I did not get around to making an entry yesterday. I was too busy getting ready for my next installment of "The Art of Outrage" for Artscene Visual Radio. I have had the opportunity to interview three noted artists in the past couple of days, and their voices will be heard on my podcast about the show in which they are included at the Orange County Museum of Art, "Disorderly Conduct: Recent Art in Tumultuous Times." It's always a pleasure to be in touch with creative minds, and the material I gathered will create, I know, an interesting montage.

Speaking, though, of the creative mind--and it does seem to have been on my own mind in the past couple of days (see Thursday's entry in The Buddha Diaries)--we spent the evening before renewing old friendships with an artist and a fellow writer who live in our immediate neighborhood but with whom, for all those ridiculous and inexcusable reasons, we had lost touch for a number of years. It was a particular pleasure to discover that we have been following, each in our own way, much the same kind of path in the intervening years. Our artist friend, like myself a man of respectable--but not yet venerable!--years, has been known chiefly for his works of public art, scattered in various locations throughout the country.
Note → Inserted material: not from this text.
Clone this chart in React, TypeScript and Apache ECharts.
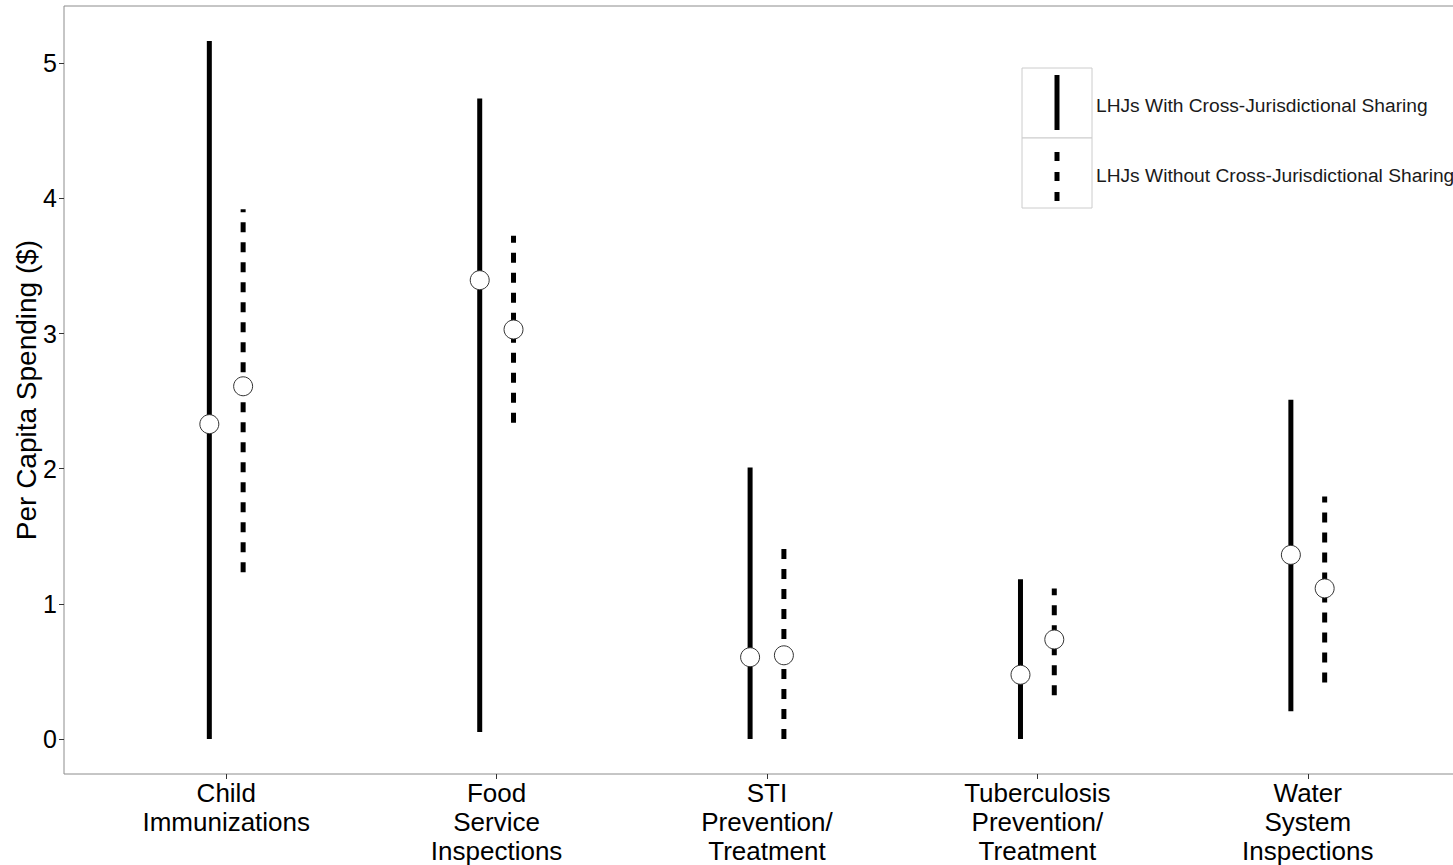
import React, { useEffect, useRef } from "react";
import * as echarts from "echarts";

const categories = [
  "Child\nImmunizations",
  "Food\nService\nInspections",
  "STI\nPrevention/\nTreatment",
  "Tuberculosis\nPrevention/\nTreatment",
  "Water\nSystem\nInspections",
];

const withMean = [2.33, 3.395, 0.606, 0.476, 1.363];
const withLow = [0, 0.052, 0, 0, 0.207];
const withHigh = [5.165, 4.739, 2.01, 1.183, 2.51];

const withoutMean = [2.61, 3.03, 0.62, 0.737, 1.115];
const withoutLow = [1.235, 2.34, 0, 0.325, 0.419];
const withoutHigh = [3.92, 3.723, 1.47, 1.115, 1.795];

const yTicks = [0, 1, 2, 3, 4, 5];
const legendLabels = [
  "LHJs With Cross-Jurisdictional Sharing",
  "LHJs Without Cross-Jurisdictional Sharing",
];

const DODGE = 0.0625;
const FONT = "'Liberation Sans', Arial, sans-serif";

export default function App() {
  const ref = useRef<HTMLDivElement>(null);

  useEffect(() => {
    if (!ref.current) return;
    const chart = echarts.init(ref.current, null, { renderer: "svg" });

    const xPos = categories.map((_, i) => i + 1);
    const rangeData = (lows: number[], highs: number[], off: number) =>
      xPos.map((x, i) => [x + off, lows[i], highs[i]]);
    const meanData = (means: number[], off: number) =>
      xPos.map((x, i) => [x + off, means[i]]);

    const makeRange = (dashed: boolean) => (params: any, api: any) => {
      const x = api.value(0);
      const p1 = api.coord([x, api.value(1)]);
      const p2 = api.coord([x, api.value(2)]);
      return {
        type: "line",
        shape: { x1: p1[0], y1: p1[1], x2: p2[0], y2: p2[1] },
        style: {
          stroke: "#000",
          lineWidth: 5,
          lineCap: "butt",
          lineDash: dashed ? [10, 10] : null,
        },
      };
    };

    const pointStyle = {
      color: "#fff",
      borderColor: "#333",
      borderWidth: 1,
      opacity: 1,
    };

    const option: any = {
      animation: false,
      backgroundColor: "#fff",
      grid: {
        left: 64,
        top: 6,
        right: 10,
        bottom: 91,
        containLabel: false,
        outerBoundsMode: "none",
        show: true,
        borderColor: "#8c8c8c",
        borderWidth: 1,
        backgroundColor: "#fff",
      },
      xAxis: {
        type: "value",
        min: 0.4,
        max: 5.6,
        splitLine: { show: false },
        axisLine: { show: false, onZero: false },
        axisTick: {
          show: true,
          customValues: xPos,
          length: 5,
          lineStyle: { color: "#333", width: 1 },
        },
        axisLabel: {
          show: true,
          customValues: xPos,
          formatter: (v: number) => categories[Math.round(v) - 1] ?? "",
          fontFamily: FONT,
          fontSize: 26,
          lineHeight: 29,
          color: "#000",
          margin: 4,
        },
      },
      yAxis: {
        type: "value",
        min: -0.258,
        max: 5.423,
        splitLine: { show: false },
        axisLine: { show: false, onZero: false },
        axisTick: {
          show: true,
          customValues: yTicks,
          length: 5,
          lineStyle: { color: "#333", width: 1 },
        },
        axisLabel: {
          show: true,
          customValues: yTicks,
          fontFamily: FONT,
          fontSize: 25,
          color: "#000",
          margin: 7,
        },
        name: "Per Capita Spending ($)",
        nameLocation: "middle",
        nameGap: 24,
        nameMoveOverlap: false,
        nameTextStyle: {
          fontFamily: FONT,
          fontSize: 28,
          color: "#000",
        },
      },
      series: [
        {
          type: "custom",
          name: legendLabels[0],
          renderItem: makeRange(false),
          encode: { x: 0, y: [1, 2] },
          data: rangeData(withLow, withHigh, -DODGE),
          z: 2,
        },
        {
          type: "custom",
          name: legendLabels[1],
          renderItem: makeRange(true),
          encode: { x: 0, y: [1, 2] },
          data: rangeData(withoutLow, withoutHigh, DODGE),
          z: 2,
        },
        {
          type: "scatter",
          symbol: "circle",
          symbolSize: 19,
          itemStyle: pointStyle,
          data: meanData(withMean, -DODGE),
          z: 3,
        },
        {
          type: "scatter",
          symbol: "circle",
          symbolSize: 19,
          itemStyle: pointStyle,
          data: meanData(withoutMean, DODGE),
          z: 3,
        },
      ],
      graphic: [
        {
          type: "rect",
          shape: { x: 1022, y: 68, width: 70, height: 70 },
          style: { fill: "#fff", stroke: "#cccccc", lineWidth: 1 },
          z: 10,
        },
        {
          type: "rect",
          shape: { x: 1022, y: 138, width: 70, height: 70 },
          style: { fill: "#fff", stroke: "#cccccc", lineWidth: 1 },
          z: 10,
        },
        {
          type: "line",
          shape: { x1: 1057, y1: 75, x2: 1057, y2: 130 },
          style: { stroke: "#000", lineWidth: 5, lineCap: "butt" },
          z: 11,
        },
        {
          type: "line",
          shape: { x1: 1057, y1: 152, x2: 1057, y2: 201 },
          style: {
            stroke: "#000",
            lineWidth: 5,
            lineCap: "butt",
            lineDash: [9, 11],
          },
          z: 11,
        },
        {
          type: "text",
          x: 1096,
          y: 105,
          style: {
            text: legendLabels[0],
            fontFamily: FONT,
            fontSize: 19.2,
            fill: "#1a1a1a",
            verticalAlign: "middle",
            align: "left",
          },
          z: 11,
        },
        {
          type: "text",
          x: 1096,
          y: 175,
          style: {
            text: legendLabels[1],
            fontFamily: FONT,
            fontSize: 19.2,
            fill: "#1a1a1a",
            verticalAlign: "middle",
            align: "left",
          },
          z: 11,
        },
      ],
    };

    chart.setOption(option);
    return () => chart.dispose();
  }, []);

  return (
    <div
      style={{
        position: "fixed",
        left: 0,
        top: 0,
        width: 1453,
        height: 865,
        overflow: "hidden",
        background: "#fff",
      }}
    >
      <div ref={ref} style={{ width: 1480, height: 865 }} />
    </div>
  );
}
Recently, though, he has chosen to withdraw from that arena into the intimacy of his studio, making works of much smaller scale in more malleable materials--a choice not unlike moving from the world of publishing into the blogosphere, where I have been able to do my writing without a moment's consideration for what might be expected of me, for reasons disconnected with the simple desire to engage in the art of writing.

My friend--I won't give his name, because I'm unsure whether he's ready to have his new work known through this particular medium--has been doodling, noodling with lengths of simple gray felt, working them into small, exquisitely-wrought spiral towers and quasi-figurative forms and, more recently, into larger, complex abstract compositions whose twists and folds engage the eye in smooth, flowing surfaces and shadows. Like all sensuous forms, they tempt the hand, too, begging for the caress and touch that a personal studio visit allows. I wish I had pictures to share of these delightful, modest objects that carry all the authority of a mature artist who's still willing to venture into the unknown. It's highly personal, hands-on work that emphasizes the process of its making and clearly evokes both the labor and the sheer joy that its making involves.

As much a pleasure as that studio visit was the opportunity to share with friends, at our dinnertime conversation, the sense that the advancing years bring not only the aches and pains, but a growing freedom from all those contingencies of the younger ones--the need to make a living, make a name, outpace the competition in one's field, and so on--and, with that freedom, a kind of wisdom and a growing understanding that what can be done without the material or critical reward is satisfaction in itself. One's needs and expectations diminish appropriately. In the terms of Buddhist teachings, it's action without attachment to the success or failure of the outcome, a permission to find joy where it can only be found--in each passing moment, in each small step along the way.

That, anyway, is what I brought away from our evening. We parted with good intentions to make it happen again before too much time slips past.